That’s a problem for the Daniel of the future.
A friend of mine use to say that a lot and for some reason it resonated with me. Deeply. To this day, it’s one of the first things I tell myself when I’m feeling overwhelmed. Its meaning has changed a bit though, and now it’s more of a reminder that I don’t need to be in control of everything all the time. Some problems need to be solved when they become problems. And sometimes, that happens in the future.
Also known as the art of seeing what is yet to come. I’ve found out that as developers, we sometimes believe it’s real and that we’re prime practitioners of the art. Who hasn’t been in a room where a system is being discussed and phrases like “we might need that” or “it’s important to be ready when the time comes” start flying around? I haven’t. I’ve said them. Because when we’re in control of something, it’s easy to think we have all the answers. Too easy to believe that we know what’s going to happen and we need to be on top of it. But is any of that really true?

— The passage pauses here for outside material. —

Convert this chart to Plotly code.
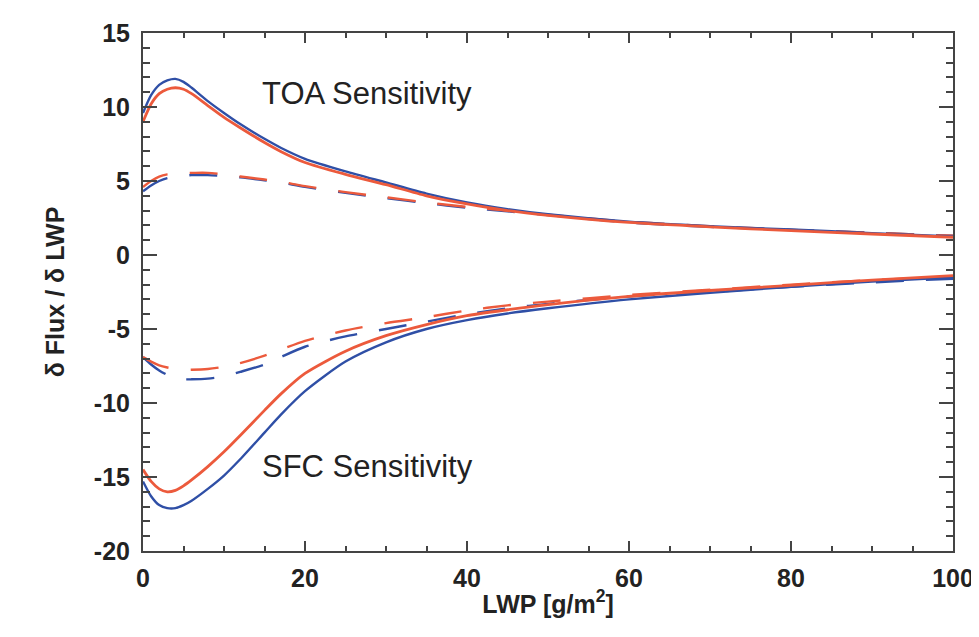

We can’t see the future. No matter what we trick ourselves into believing, divination isn’t real. So when I say That’s a problem for the Daniel of the future what I’m really saying is: I have no idea how to solve that right now, it’s not really a problem at the moment and I REALLY hope I’ll be prepared to deal with it when the time comes. It’s complicated. What if we misjudge the nature of the problem? What if it truly is important to find a solution right now? Are we just using this idea as an excuse for our laziness and lack of thoroughness? The phrase implies that if nothing changes in myself between now and then, nothing will change as to my ability to solve that problem.
For me, the important thing is to remember this when I’m prematurely worrying about things. Sometimes there’s just nothing we can do right now to directly address a certain task in our future. But I like to think that as long as I keep track of where my mountain is and keep my feet on the road that leads me there, I’ll be prepared to face that task when the time comes. Everything that happens between now and then is part of my preparation.
We can’t always know everything. And agonizing over it will only slow us down in the present.